Doughballs, doughrounds, doughdrops – any of those I could see. But these
things just don’t strike me as nuts made out of dough.

What’s more, I tend to think of dough as a firm substance you can
hold in your hands and knead on a board, while many doughnuts are made not from
dough but from batter – a liquid that would seep through your fingers if you
tried to hold it. So not only does the second syllable of “doughnuts” seem
illogical to me, the first one does, too.

Of course, my opinion on this is worth the rough equivalent of
nuthin’. Whenever a word has more than one correct spelling, which “doughnut”
does, editors just go with whichever one is preferred by the dictionary.

Dictionaries can indicate their preferred spelling any of a number
of ways. They often use terms like “variant spelling” or “informal spelling” to
indicate their least-favored choice.
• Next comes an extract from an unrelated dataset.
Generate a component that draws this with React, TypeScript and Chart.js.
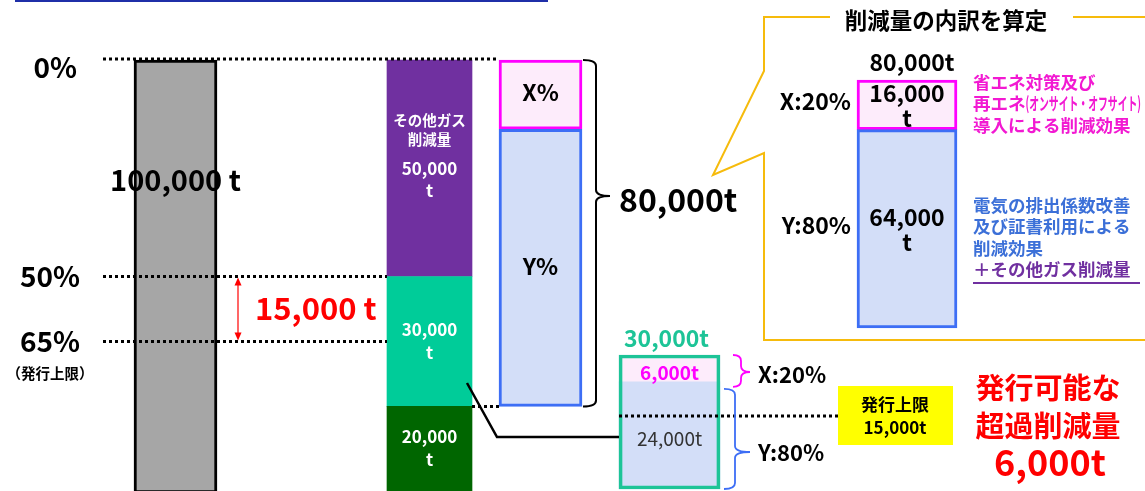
import React, { useEffect, useRef } from 'react';
import { Chart, registerables } from 'chart.js';

Chart.register(...registerables);

// ---------------- data ----------------
const baselineBar: [number, number] = [0, 100000];
const baselineLabel = '100,000 t';

const levelValues = [0, 50000, 65000];
const levelLabels = ['0%', '50%', '65%'];
const capNote = '（発行上限）';
const capGapRange: [number, number] = [50000, 65000];
const capGapLabel = '15,000 t';

const breakdownRanges: [number, number][] = [[0, 50000], [50000, 80000], [80000, 100000]];
const breakdownValueLabels = ['50,000', '30,000', '20,000'];
const breakdownNameLines = ['その他ガス', '削減量'];

const reductionRanges: [number, number][] = [[0, 16000], [16000, 80000]];
const reductionLabels = ['X%', 'Y%'];
const reductionTotalLabel = '80,000t';

const excessRanges: [number, number][] = [[0, 6000], [6000, 30000]];
const excessValueLabels = ['6,000t', '24,000t'];
const excessTotalLabel = '30,000t';
const excessShareLabels = ['X:20%', 'Y:80%'];
const capBoxLines = ['発行上限', '15,000t'];
const resultLines = ['発行可能な', '超過削減量', '6,000t'];

const insetTitle = '削減量の内訳を算定';
const insetRanges: [number, number][] = [[0, 16000], [16000, 80000]];
const insetValueLabels = ['16,000', '64,000'];
const insetShareLabels = ['X:20%', 'Y:80%'];
const insetTotalLabel = '80,000t';
const xNoteLines = ['省エネ対策及び', '再エネ', '導入による削減効果'];
const xNoteSmall = '(オンサイト・オフサイト)';
const yNoteLines = ['電気の排出係数改善', '及び証書利用による', '削減効果'];
const yNoteExtra = '＋その他ガス削減量';

// ---------------- layout / style ----------------
const W = 1145;
const H = 491;
const COL = { base: 175.5, breakdown: 429.5, reduction: 540.5, excess: 669.5, inset: 907 };
const FONT = '"Noto Sans CJK JP", "Noto Sans", sans-serif';

const C = {
  gray: '#A6A6A6',
  purple: '#7030A0',
  green: '#00CC99',
  dark: '#006600',
  pink: '#FDECFB',
  magenta: '#FF00FF',
  blueFill: '#D3DEF8',
  blue: '#3D6EF5',
  teal: '#1DC497',
  red: '#FF0000',
  gold: '#F6BB0C',
  noteMag: '#F219D2',
  noteBlue: '#3C70D8',
};

function axisRange(zeroPx: number, pxPerUnit: number) {
  return { min: -zeroPx / pxPerUnit, max: (H - zeroPx) / pxPerUnit };
}
const mainRange = axisRange(60, 0.00433);
const excessRange = axisRange(355, 134 / 30000);
const insetRange = axisRange(80, 248 / 80000);

function txt(ctx: CanvasRenderingContext2D, s: string, x: number, y: number, size: number, color: string, align: CanvasTextAlign = 'center', weight = 'bold') {
  ctx.font = `${weight} ${size}px ${FONT}`;
  ctx.fillStyle = color;
  ctx.textAlign = align;
  ctx.textBaseline = 'middle';
  ctx.fillText(s, x, y);
}

function dotted(ctx: CanvasRenderingContext2D, x0: number, x1: number, y: number) {
  ctx.save();
  ctx.strokeStyle = '#000';
  ctx.lineWidth = 3;
  ctx.setLineDash([3, 3]);
  ctx.beginPath();
  ctx.moveTo(x0, y);
  ctx.lineTo(x1, y);
  ctx.stroke();
  ctx.restore();
}

function brace(ctx: CanvasRenderingContext2D, x0: number, xm: number, x1: number, yTop: number, yBot: number, yTip: number, color: string, lw = 2) {
  const r = Math.min(6, (yBot - yTop) / 4);
  ctx.save();
  ctx.strokeStyle = color;
  ctx.lineWidth = lw;
  ctx.beginPath();
  ctx.moveTo(x0, yTop);
  ctx.quadraticCurveTo(xm, yTop, xm, yTop + r);
  ctx.lineTo(xm, yTip - r);
  ctx.quadraticCurveTo(xm, yTip, x1, yTip);
  ctx.quadraticCurveTo(xm, yTip, xm, yTip + r);
  ctx.lineTo(xm, yBot - r);
  ctx.quadraticCurveTo(xm, yBot, x0, yBot);
  ctx.stroke();
  ctx.restore();
}

const annotate = {
  id: 'annotate',
  afterDraw(chart: any) {
    const ctx: CanvasRenderingContext2D = chart.ctx;
    const y = chart.scales.y;
    const y2 = chart.scales.y2;
    const y3 = chart.scales.y3;
    const py = (v: number) => y.getPixelForValue(v);
    const py2 = (v: number) => y2.getPixelForValue(v);
    const py3 = (v: number) => y3.getPixelForValue(v);
    ctx.save();

    // top rule
    ctx.fillStyle = '#1F2FA8';
    ctx.fillRect(15, 0, 533, 2);

    // level lines and labels
    levelValues.forEach((v, i) => {
      const yy = py(v) - (v === 0 ? 1 : 0);
      dotted(ctx, 103, v === 0 ? 499 : 387, yy);
      txt(ctx, levelLabels[i], v === 0 ? 77 : 80, py(v) + (v === 0 ? 7 : 0), 28, '#000', 'right');
    });
    txt(ctx, capNote, 50, 373, 14.5, '#000');
    dotted(ctx, 472, 499, py(80000));

    // baseline label
    txt(ctx, baselineLabel, COL.base, 180, 29, '#000');

    // red double arrow
    const ax = 238;
    const a0 = py(capGapRange[0]) + 1;
    const a1 = py(capGapRange[1]) - 1;
    ctx.strokeStyle = C.red;
    ctx.fillStyle = C.red;
    ctx.lineWidth = 1.2;
    ctx.beginPath();
    ctx.moveTo(ax, a0 + 6);
    ctx.lineTo(ax, a1 - 6);
    ctx.stroke();
    ctx.beginPath();
    ctx.moveTo(ax, a0); ctx.lineTo(ax - 3.5, a0 + 8); ctx.lineTo(ax + 3.5, a0 + 8); ctx.closePath(); ctx.fill();
    ctx.beginPath();
    ctx.moveTo(ax, a1); ctx.lineTo(ax - 3.5, a1 - 8); ctx.lineTo(ax + 3.5, a1 - 8); ctx.closePath(); ctx.fill();
    txt(ctx, capGapLabel, 255, (a0 + a1) / 2 - 1, 31, C.red, 'left');

    // breakdown labels
    breakdownRanges.forEach((r, i) => {
      const c = (py(r[0]) + Math.min(py(r[1]), H)) / 2;
      if (i === 0) {
        txt(ctx, breakdownNameLines[0], COL.breakdown, c - 48, 14.5, '#fff');
        txt(ctx, breakdownNameLines[1], COL.breakdown, c - 29, 14.5, '#fff');
        txt(ctx, breakdownValueLabels[i], COL.breakdown, c, 17, '#fff');
        txt(ctx, 't', COL.breakdown, c + 22, 17, '#fff');
      } else {
        txt(ctx, breakdownValueLabels[i], COL.breakdown, c - 12, 17, '#fff');
        txt(ctx, 't', COL.breakdown, c + 11, 17, '#fff');
      }
    });

    // reduction labels + brace
    reductionRanges.forEach((r, i) => {
      txt(ctx, reductionLabels[i], COL.reduction, (py(r[0]) + py(r[1])) / 2 - 2, 23, '#000');
    });
    brace(ctx, 583, 596, 610, py(0), py(80000), 196, '#000', 2);
    txt(ctx, reductionTotalLabel, 619, 200, 32, '#000', 'left');

    // connector
    ctx.strokeStyle = '#000';
    ctx.lineWidth = 2.5;
    ctx.beginPath();
    ctx.moveTo(467, 383);
    ctx.lineTo(497, 437);
    ctx.lineTo(619, 437);
    ctx.stroke();

    // excess bar
    txt(ctx, excessTotalLabel, COL.excess - 3, 338, 23, C.teal);
    const e0 = (py2(excessRanges[0][0]) + py2(excessRanges[0][1])) / 2;
    const e1 = (py2(excessRanges[1][0]) + py2(excessRanges[1][1])) / 2;
    txt(ctx, excessValueLabels[0], COL.excess, e0 + 4, 19, C.magenta);
    txt(ctx, excessValueLabels[1], COL.excess, e1 + 3, 19, '#333', 'center', 'normal');
    dotted(ctx, 619, 838, 416);
    brace(ctx, 733, 741, 750, py2(0), py2(6000) + 5, 372, C.magenta, 1.8);
    brace(ctx, 724, 735, 750, py2(6000) + 7, py2(30000), 452, C.blue, 1.8);
    txt(ctx, excessShareLabels[0], 758, 375, 22, '#000', 'left');
    txt(ctx, excessShareLabels[1], 758, 453, 22, '#000', 'left');

    // cap box
    ctx.fillStyle = '#FFFF00';
    ctx.fillRect(838, 386, 115, 59);
    txt(ctx, capBoxLines[0], 895, 405, 17, '#000');
    txt(ctx, capBoxLines[1], 895, 428, 17, '#000');

    // result text
    txt(ctx, resultLines[0], 1048, 388, 29, C.red);
    txt(ctx, resultLines[1], 1048, 426, 29, C.red);
    txt(ctx, resultLines[2], 1050, 462, 36, C.red);

    // callout frame
    ctx.strokeStyle = C.gold;
    ctx.lineWidth = 2;
    ctx.setLineDash([]);
    ctx.beginPath();
    ctx.moveTo(830, 17);
    ctx.lineTo(764, 17);
    ctx.lineTo(764, 71);
    ctx.lineTo(713, 175);
    ctx.lineTo(764, 153);
    ctx.lineTo(764, 340);
    ctx.lineTo(W, 340);
    ctx.moveTo(1073, 17);
    ctx.lineTo(W, 17);
    ctx.stroke();
    txt(ctx, insetTitle, 946, 20, 22.5, '#000');

    // inset
    txt(ctx, insetTotalLabel, COL.inset + 5, 62, 23, '#000');
    insetRanges.forEach((r, i) => {
      const c = (py3(r[0]) + py3(r[1])) / 2;
      txt(ctx, insetValueLabels[i], COL.inset, c - 12, 23, '#000');
      txt(ctx, 't', COL.inset, c + 13, 23, '#000');
      txt(ctx, insetShareLabels[i], 851, c - 4, 23, '#000', 'right');
    });
    const noteX = 973;
    const noteRight = 1141;
    xNoteLines.forEach((s, i) => {
      const yy = 82 + i * 21.5;
      txt(ctx, s, noteX, yy, 17.5, C.noteMag, 'left');
      if (i === 1) {
        ctx.save();
        ctx.font = `bold 17.5px ${FONT}`;
        const w = ctx.measureText(s).width;
        const w2 = ctx.measureText(xNoteSmall).width;
        const sx = (noteRight - noteX - w) / w2;
        ctx.translate(noteX + w, yy);
        ctx.scale(sx, 1);
        txt(ctx, xNoteSmall, 0, 0, 17.5, C.noteMag, 'left');
        ctx.restore();
      }
    });
    yNoteLines.forEach((s, i) => txt(ctx, s, noteX, 205 + i * 21.5, 17.5, C.noteBlue, 'left'));
    txt(ctx, yNoteExtra, noteX, 205 + 3 * 21.5, 17.5, C.purple, 'left');
    ctx.fillStyle = C.purple;
    ctx.fillRect(noteX, 282, 167, 2);

    ctx.restore();
  },
};

export default function App() {
  const ref = useRef<HTMLCanvasElement>(null);
  useEffect(() => {
    if (!ref.current) return;
    const pt = (x: number, r: [number, number]) => ({ x, y: r });
    const chart = new Chart(ref.current, {
      type: 'bar',
      data: {
        datasets: [
          {
            label: '排出量',
            data: [pt(COL.base, baselineBar)] as any,
            backgroundColor: C.gray,
            borderColor: '#000',
            borderWidth: 3,
            borderSkipped: false,
            barThickness: 83,
            grouped: false,
            yAxisID: 'y',
            order: 5,
          },
          {
            label: '削減内訳',
            data: breakdownRanges.map((r) => pt(COL.breakdown, r)) as any,
            backgroundColor: [C.purple, C.green, C.dark],
            borderWidth: 0,
            barThickness: 85,
            grouped: false,
            yAxisID: 'y',
            order: 5,
          },
          {
            label: '削減量',
            data: reductionRanges.map((r) => pt(COL.reduction, r)) as any,
            backgroundColor: [C.pink, C.blueFill],
            borderColor: [C.magenta, C.blue],
            borderWidth: 3,
            borderSkipped: false,
            barThickness: 83,
            grouped: false,
            yAxisID: 'y',
            order: 5,
          },
          {
            label: '超過削減量 枠',
            data: [pt(COL.excess, [0, 30000])] as any,
            backgroundColor: 'rgba(0,0,0,0)',
            borderColor: C.teal,
            borderWidth: 3,
            borderSkipped: false,
            barThickness: 101,
            grouped: false,
            yAxisID: 'y2',
            order: 0,
          },
          {
            label: '超過削減量',
            data: excessRanges.map((r) => pt(COL.excess, r)) as any,
            backgroundColor: [C.pink, C.blueFill],
            borderWidth: 0,
            barThickness: 101,
            grouped: false,
            yAxisID: 'y2',
            order: 3,
          },
          {
            label: '内訳',
            data: insetRanges.map((r) => pt(COL.inset, r)) as any,
            backgroundColor: [C.pink, C.blueFill],
            borderColor: [C.magenta, C.blue],
            borderWidth: 3,
            borderSkipped: false,
            barThickness: 100,
            grouped: false,
            yAxisID: 'y3',
            order: 5,
          },
        ],
      },
      options: {
        animation: false,
        responsive: true,
        maintainAspectRatio: false,
        events: [],
        layout: { padding: 0 },
        plugins: { legend: { display: false }, tooltip: { enabled: false } },
        scales: {
          x: { type: 'linear', min: 0, max: W, offset: false, display: false },
          y: { type: 'linear', reverse: true, min: mainRange.min, max: mainRange.max, display: false },
          y2: { type: 'linear', reverse: true, min: excessRange.min, max: excessRange.max, display: false },
          y3: { type: 'linear', reverse: true, min: insetRange.min, max: insetRange.max, display: false },
        },
      } as any,
      plugins: [annotate],
    });
    return () => chart.destroy();
  }, []);
  return (
    <div style={{ position: 'absolute', left: 0, top: 0, width: W, height: H, background: '#fff' }}>
      <canvas ref={ref} style={{ display: 'block' }} />
    </div>
  );
}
For example, if you look up “donut” in Webster’sNew World, it says “informal
sp. of doughnut.” If you look it up in Merriam-Webster’s
Collegiate Dictionary
, you see “var. of doughnut,” meaning it’s a variant
spelling of the proper word “doughnut.”

Other times, dictionaries will use a word like “or” or “also.” For
example, if you look up the word “ambience” in Webster’s, you’ll see “also sp.
ambiance.” And because this dictionary does not have a separate listing for “ambiance”
with an “a,” you know it prefers “ambience” with an “e.”

But because Webster’s New
World
, which is the default dictionary of the Associated Press Stylebook, and Merriam-Webster’s,
which is the default dictionary of the Chicago
Manual of Style
, both prefer “doughnut,” that’s how I’ll continue to spell
it, despite how weird it seems to me.